<<<<

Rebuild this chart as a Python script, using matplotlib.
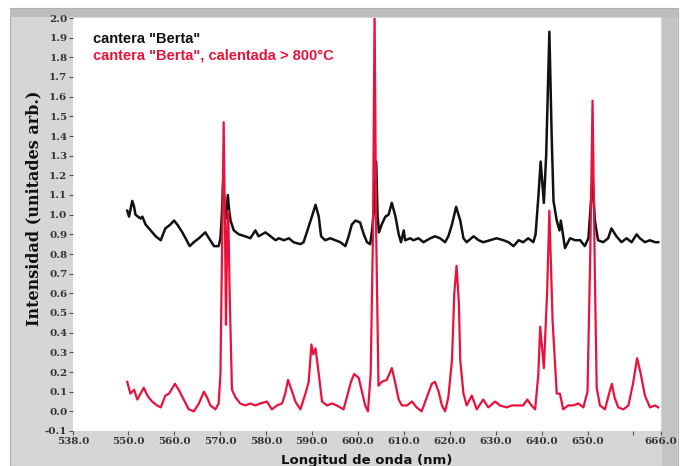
import matplotlib
matplotlib.use('Agg')
import matplotlib.pyplot as plt
from matplotlib.patches import Rectangle

# Spectrum of the untreated stone (black)
berta_nm = [549.8, 550.2, 550.9, 551.3, 551.6, 552.7, 553.1, 553.8, 554.9, 556.0,
            557.1, 558.1, 559.2, 560.0, 560.7, 561.8, 562.5, 563.4, 564.3, 565.4,
            566.8, 567.6, 568.7, 569.7, 570.1, 570.4, 570.7, 571.0, 571.3, 571.7,
            572.0, 572.3, 573.0, 574.1, 575.5, 576.6, 577.7, 578.4, 579.9, 581.0,
            582.1, 582.8, 583.9, 585.0, 586.0, 587.5, 588.2, 588.9, 590.0, 590.8,
            591.5, 592.0, 592.9, 594.0, 595.1, 596.2, 597.3, 598.0, 598.7, 599.5,
            600.5, 601.3, 602.0, 602.7, 603.1, 603.6, 604.0, 604.3, 604.6, 605.2,
            606.0, 606.7, 607.4, 608.2, 608.9, 609.4, 610.0, 610.3, 611.4, 612.1,
            613.2, 614.3, 615.8, 616.8, 617.9, 619.0, 619.7, 620.5, 621.4, 622.3,
            623.0, 623.7, 625.2, 626.3, 627.3, 628.8, 630.2, 631.7, 632.8, 633.9,
            635.0, 636.0, 637.1, 638.2, 638.7, 639.3, 639.8, 640.5, 641.0, 641.7,
            642.2, 642.6, 643.3, 643.9, 644.2, 645.1, 646.2, 647.3, 648.4, 649.4,
            650.2, 650.7, 651.1, 651.6, 652.3, 653.4, 654.5, 655.2, 656.3, 657.4,
            658.5, 659.6, 660.7, 661.4, 662.5, 663.6, 664.7, 665.4]
berta_int = [1.02, 0.99, 1.07, 1.04, 1.00, 0.98, 0.99, 0.95, 0.92, 0.89,
             0.87, 0.93, 0.95, 0.97, 0.95, 0.91, 0.88, 0.84, 0.86, 0.88,
             0.91, 0.88, 0.84, 0.84, 0.88, 1.00, 1.18, 1.02, 0.98, 1.10,
             1.02, 0.97, 0.92, 0.90, 0.89, 0.88, 0.92, 0.89, 0.91, 0.89,
             0.87, 0.88, 0.87, 0.88, 0.86, 0.85, 0.86, 0.91, 0.99, 1.05,
             0.99, 0.89, 0.87, 0.88, 0.87, 0.86, 0.84, 0.89, 0.95, 0.97,
             0.96, 0.90, 0.86, 0.85, 0.92, 1.05, 1.27, 1.00, 0.91, 0.95,
             0.99, 1.00, 1.06, 0.99, 0.90, 0.86, 0.92, 0.87, 0.88, 0.87,
             0.88, 0.86, 0.88, 0.89, 0.88, 0.86, 0.89, 0.95, 1.04, 0.97,
             0.88, 0.86, 0.89, 0.87, 0.86, 0.87, 0.88, 0.87, 0.86, 0.84,
             0.87, 0.86, 0.88, 0.86, 0.90, 1.09, 1.27, 1.06, 1.30, 1.93,
             1.40, 1.07, 0.97, 0.92, 0.97, 0.83, 0.88, 0.87, 0.87, 0.84,
             0.88, 1.05, 1.18, 0.97, 0.87, 0.86, 0.88, 0.93, 0.89, 0.86,
             0.88, 0.86, 0.90, 0.88, 0.86, 0.87, 0.86, 0.86]

# Same stone after heating above 800 C (red)
heated_nm = [549.8, 550.5, 551.3, 552.0, 552.7, 553.4, 554.2, 555.2, 556.3, 557.1,
             558.1, 558.9, 560.2, 561.0, 562.1, 563.2, 564.3, 565.4, 566.5, 567.2,
             567.9, 569.0, 569.7, 570.1, 570.5, 570.8, 571.1, 571.3, 571.6, 571.8,
             572.1, 572.6, 573.4, 574.4, 575.5, 576.6, 577.7, 578.8, 580.2, 581.3,
             582.4, 583.5, 584.2, 584.8, 585.7, 586.4, 587.5, 588.6, 589.3, 589.9,
             590.3, 590.8, 591.5, 592.2, 593.3, 594.4, 595.4, 596.9, 597.6, 598.5,
             599.2, 600.2, 600.9, 601.6, 602.2, 602.8, 603.3, 603.65, 604.0, 604.5,
             605.2, 606.3, 607.4, 608.1, 608.9, 609.6, 610.7, 611.8, 612.8, 613.9,
             615.0, 616.1, 616.8, 617.6, 618.3, 619.0, 619.7, 620.5, 621.0, 621.5,
             622.0, 622.3, 623.0, 623.7, 624.8, 625.9, 627.3, 628.4, 629.9, 630.9,
             632.4, 633.5, 635.0, 636.0, 636.9, 637.8, 638.6, 639.3, 639.7, 640.5,
             641.2, 641.7, 642.4, 643.3, 644.0, 644.7, 645.8, 646.9, 648.0, 649.1,
             650.0, 650.6, 651.1, 651.6, 652.0, 652.7, 653.8, 654.7, 655.3, 655.9,
             656.7, 657.8, 658.9, 659.9, 660.8, 661.5, 662.5, 663.6, 664.7, 665.4]
heated_int = [0.15, 0.09, 0.11, 0.06, 0.09, 0.12, 0.08, 0.05, 0.03, 0.02,
              0.08, 0.09, 0.14, 0.11, 0.06, 0.01, 0.00, 0.04, 0.10, 0.07,
              0.03, 0.01, 0.04, 0.19, 0.90, 1.47, 0.90, 0.44, 0.95, 1.02,
              0.60, 0.11, 0.07, 0.04, 0.03, 0.04, 0.03, 0.04, 0.05, 0.01,
              0.03, 0.04, 0.09, 0.16, 0.10, 0.05, 0.01, 0.09, 0.15, 0.34,
              0.29, 0.32, 0.19, 0.05, 0.03, 0.04, 0.03, 0.01, 0.07, 0.15,
              0.19, 0.17, 0.10, 0.03, 0.00, 0.19, 0.90, 2.03, 0.90, 0.13,
              0.15, 0.16, 0.22, 0.15, 0.06, 0.03, 0.03, 0.05, 0.02, 0.00,
              0.07, 0.14, 0.15, 0.10, 0.03, 0.00, 0.07, 0.26, 0.60, 0.74,
              0.55, 0.26, 0.09, 0.03, 0.08, 0.01, 0.06, 0.02, 0.05, 0.03,
              0.02, 0.03, 0.03, 0.03, 0.06, 0.03, 0.01, 0.19, 0.43, 0.22,
              0.60, 1.02, 0.46, 0.09, 0.09, 0.01, 0.03, 0.03, 0.04, 0.02,
              0.10, 0.80, 1.58, 0.70, 0.12, 0.03, 0.01, 0.09, 0.14, 0.07,
              0.02, 0.01, 0.03, 0.14, 0.27, 0.20, 0.08, 0.02, 0.03, 0.02]

x_ticks = [538, 550, 560, 570, 580, 590, 600, 610, 620, 630, 640, 650, 660, 666]
x_labels = ['538.0', '550.0', '560.0', '570.0', '580.0', '590.0', '600.0', '610.0',
            '620.0', '630.0', '640.0', '650.0', '', '666.0']
y_ticks = [i / 10 for i in range(-1, 21)]

red = '#e8123c'

fig = plt.figure(figsize=(6.84, 4.66), dpi=100, facecolor='white')

# gray panel behind the plot, with a darker bevel on top and right
W, H = 684, 466
fig.patches.append(Rectangle((10 / W, 0), 668 / W, 458 / H, transform=fig.transFigure,
                             facecolor='#d6d6d6', edgecolor='#b0b0b0', lw=0.8, zorder=-10))
fig.patches.append(Rectangle((10 / W, 449 / H), 668 / W, 8 / H, transform=fig.transFigure,
                             facecolor='#bdbdbd', edgecolor='none', zorder=-9))
fig.patches.append(Rectangle((662 / W, 0), 15 / W, 449 / H, transform=fig.transFigure,
                             facecolor='#c4c4c4', edgecolor='none', zorder=-9))

ax = fig.add_axes([73 / W, 35 / H, 588 / W, 413 / H])
ax.set_facecolor('white')

ax.plot(berta_nm, berta_int, color='#111111', lw=1.8)
ax.plot(heated_nm, heated_int, color=red, lw=1.6)

ax.set_xlim(538, 666)
ax.set_ylim(-0.1, 2.0)
ax.set_xticks(x_ticks)
ax.set_xticklabels(x_labels)
ax.set_yticks(y_ticks)
ax.set_yticklabels(['%.1f' % v for v in y_ticks])
ax.tick_params(labelsize=7.5, length=3, width=0.8, color='#555555', labelcolor='#333333', pad=1)
for lab in ax.get_xticklabels() + ax.get_yticklabels():
    lab.set_fontweight('bold')
    lab.set_family('DejaVu Serif')
for s in ax.spines.values():
    s.set_visible(False)

ax.set_xlabel('Longitud de onda (nm)', fontsize=9.5, fontweight='bold', color='#111111', labelpad=6)
ax.set_ylabel('Intensidad (unitades arb.)', fontsize=11.5, fontweight='bold', family='DejaVu Serif',
              color='#111111')
ax.yaxis.set_label_coords(-0.052, 0.54)

# legend written as plain text in the top-left corner
ax.text(0.034, 0.949, 'cantera "Berta"', transform=ax.transAxes, fontsize=10.5,
        fontweight='bold', family='Liberation Sans', color='#111111', va='center')
ax.text(0.034, 0.908, 'cantera "Berta", calentada > 800°C', transform=ax.transAxes, fontsize=10.5,
        fontweight='bold', family='Liberation Sans', color=red, va='center')

plt.savefig('out.png', dpi=100, facecolor=fig.get_facecolor())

>>>>

From the first line above through the line containing "from matplotlib.patches import Rectangle", copy everything exactly, without the pictures.

__EXERCISE ANSWER__
Rebuild this chart as a Python script, using matplotlib.
import matplotlib
matplotlib.use('Agg')
import matplotlib.pyplot as plt
from matplotlib.patches import Rectangle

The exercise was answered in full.